Description of the task.
Leave out the pictures and copy everything else below exactly.

Stored data.
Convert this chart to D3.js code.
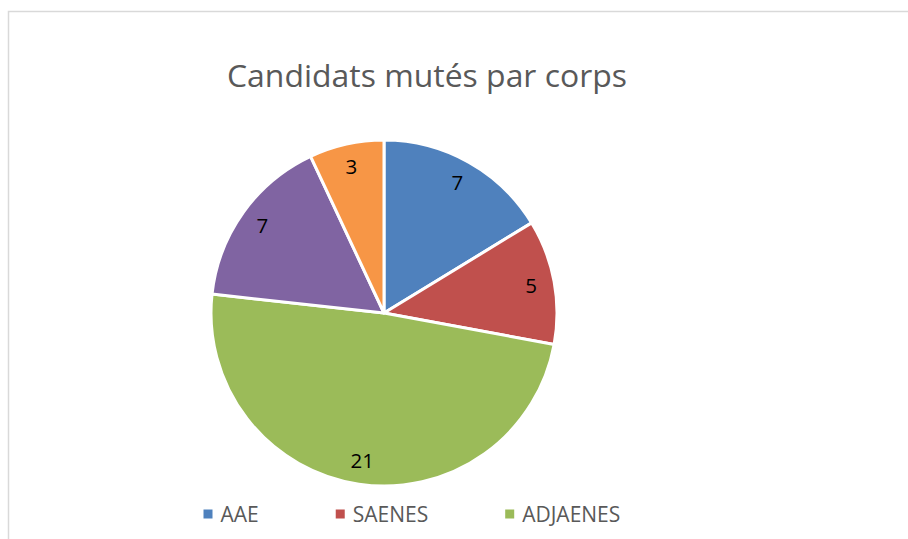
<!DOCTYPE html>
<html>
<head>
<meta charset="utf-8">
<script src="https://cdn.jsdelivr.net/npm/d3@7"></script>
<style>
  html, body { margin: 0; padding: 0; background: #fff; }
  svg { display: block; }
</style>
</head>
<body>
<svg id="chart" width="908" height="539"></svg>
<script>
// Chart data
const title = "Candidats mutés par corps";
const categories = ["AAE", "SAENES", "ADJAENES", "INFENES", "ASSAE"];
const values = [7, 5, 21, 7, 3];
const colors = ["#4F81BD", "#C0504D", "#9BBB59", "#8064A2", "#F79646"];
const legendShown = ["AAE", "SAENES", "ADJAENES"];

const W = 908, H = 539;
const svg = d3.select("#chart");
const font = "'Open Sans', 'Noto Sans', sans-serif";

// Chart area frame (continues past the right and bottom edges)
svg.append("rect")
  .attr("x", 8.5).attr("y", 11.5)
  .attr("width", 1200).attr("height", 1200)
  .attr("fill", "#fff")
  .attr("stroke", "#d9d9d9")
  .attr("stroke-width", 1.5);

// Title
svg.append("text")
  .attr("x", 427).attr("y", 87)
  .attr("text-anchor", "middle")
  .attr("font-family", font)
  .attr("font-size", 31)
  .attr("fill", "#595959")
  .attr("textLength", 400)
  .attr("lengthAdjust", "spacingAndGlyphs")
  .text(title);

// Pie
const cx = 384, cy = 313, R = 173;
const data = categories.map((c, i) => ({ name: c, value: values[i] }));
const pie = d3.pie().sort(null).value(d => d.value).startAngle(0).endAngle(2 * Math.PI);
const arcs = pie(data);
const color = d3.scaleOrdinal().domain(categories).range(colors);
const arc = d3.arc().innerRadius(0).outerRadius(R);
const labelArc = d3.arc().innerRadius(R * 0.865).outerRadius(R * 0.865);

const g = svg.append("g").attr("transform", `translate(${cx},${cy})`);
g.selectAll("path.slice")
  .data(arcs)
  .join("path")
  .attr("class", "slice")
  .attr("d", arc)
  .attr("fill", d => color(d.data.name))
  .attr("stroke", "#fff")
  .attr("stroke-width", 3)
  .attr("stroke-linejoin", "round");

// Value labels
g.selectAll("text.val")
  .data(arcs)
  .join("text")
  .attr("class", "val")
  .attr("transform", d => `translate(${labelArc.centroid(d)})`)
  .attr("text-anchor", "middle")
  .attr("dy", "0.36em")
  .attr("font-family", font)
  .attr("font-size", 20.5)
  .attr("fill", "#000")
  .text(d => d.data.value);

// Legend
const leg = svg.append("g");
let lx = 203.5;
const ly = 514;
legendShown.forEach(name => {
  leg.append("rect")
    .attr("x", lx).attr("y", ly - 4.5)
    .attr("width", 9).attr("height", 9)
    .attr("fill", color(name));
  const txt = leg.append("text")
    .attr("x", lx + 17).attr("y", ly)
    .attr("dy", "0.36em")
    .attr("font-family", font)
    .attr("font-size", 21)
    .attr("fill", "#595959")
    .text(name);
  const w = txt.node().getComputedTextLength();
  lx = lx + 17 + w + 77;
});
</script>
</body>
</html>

Result of the task.
Convert this chart to D3.js code.
<!DOCTYPE html>
<html>
<head>
<meta charset="utf-8">
<script src="https://cdn.jsdelivr.net/npm/d3@7"></script>
<style>
  html, body { margin: 0; padding: 0; background: #fff; }
  svg { display: block; }
</style>
</head>
<body>
<svg id="chart" width="908" height="539"></svg>
<script>
// Chart data
const title = "Candidats mutés par corps";
const categories = ["AAE", "SAENES", "ADJAENES", "INFENES", "ASSAE"];
const values = [7, 5, 21, 7, 3];
const colors = ["#4F81BD", "#C0504D", "#9BBB59", "#8064A2", "#F79646"];
const legendShown = ["AAE", "SAENES", "ADJAENES"];

const W = 908, H = 539;
const svg = d3.select("#chart");
const font = "'Open Sans', 'Noto Sans', sans-serif";

// Chart area frame (continues past the right and bottom edges)
svg.append("rect")
  .attr("x", 8.5).attr("y", 11.5)
  .attr("width", 1200).attr("height", 1200)
  .attr("fill", "#fff")
  .attr("stroke", "#d9d9d9")
  .attr("stroke-width", 1.5);

// Title
svg.append("text")
  .attr("x", 427).attr("y", 87)
  .attr("text-anchor", "middle")
  .attr("font-family", font)
  .attr("font-size", 31)
  .attr("fill", "#595959")
  .attr("textLength", 400)
  .attr("lengthAdjust", "spacingAndGlyphs")
  .text(title);

// Pie
const cx = 384, cy = 313, R = 173;
const data = categories.map((c, i) => ({ name: c, value: values[i] }));
const pie = d3.pie().sort(null).value(d => d.value).startAngle(0).endAngle(2 * Math.PI);
const arcs = pie(data);
const color = d3.scaleOrdinal().domain(categories).range(colors);
const arc = d3.arc().innerRadius(0).outerRadius(R);
const labelArc = d3.arc().innerRadius(R * 0.865).outerRadius(R * 0.865);

const g = svg.append("g").attr("transform", `translate(${cx},${cy})`);
g.selectAll("path.slice")
  .data(arcs)
  .join("path")
  .attr("class", "slice")
  .attr("d", arc)
  .attr("fill", d => color(d.data.name))
  .attr("stroke", "#fff")
  .attr("stroke-width", 3)
  .attr("stroke-linejoin", "round");

// Value labels
g.selectAll("text.val")
  .data(arcs)
  .join("text")
  .attr("class", "val")
  .attr("transform", d => `translate(${labelArc.centroid(d)})`)
  .attr("text-anchor", "middle")
  .attr("dy", "0.36em")
  .attr("font-family", font)
  .attr("font-size", 20.5)
  .attr("fill", "#000")
  .text(d => d.data.value);

// Legend
const leg = svg.append("g");
let lx = 203.5;
const ly = 514;
legendShown.forEach(name => {
  leg.append("rect")
    .attr("x", lx).attr("y", ly - 4.5)
    .attr("width", 9).attr("height", 9)
    .attr("fill", color(name));
  const txt = leg.append("text")
    .attr("x", lx + 17).attr("y", ly)
    .attr("dy", "0.36em")
    .attr("font-family", font)
    .attr("font-size", 21)
    .attr("fill", "#595959")
    .text(name);
  const w = txt.node().getComputedTextLength();
  lx = lx + 17 + w + 77;
});
</script>
</body>
</html>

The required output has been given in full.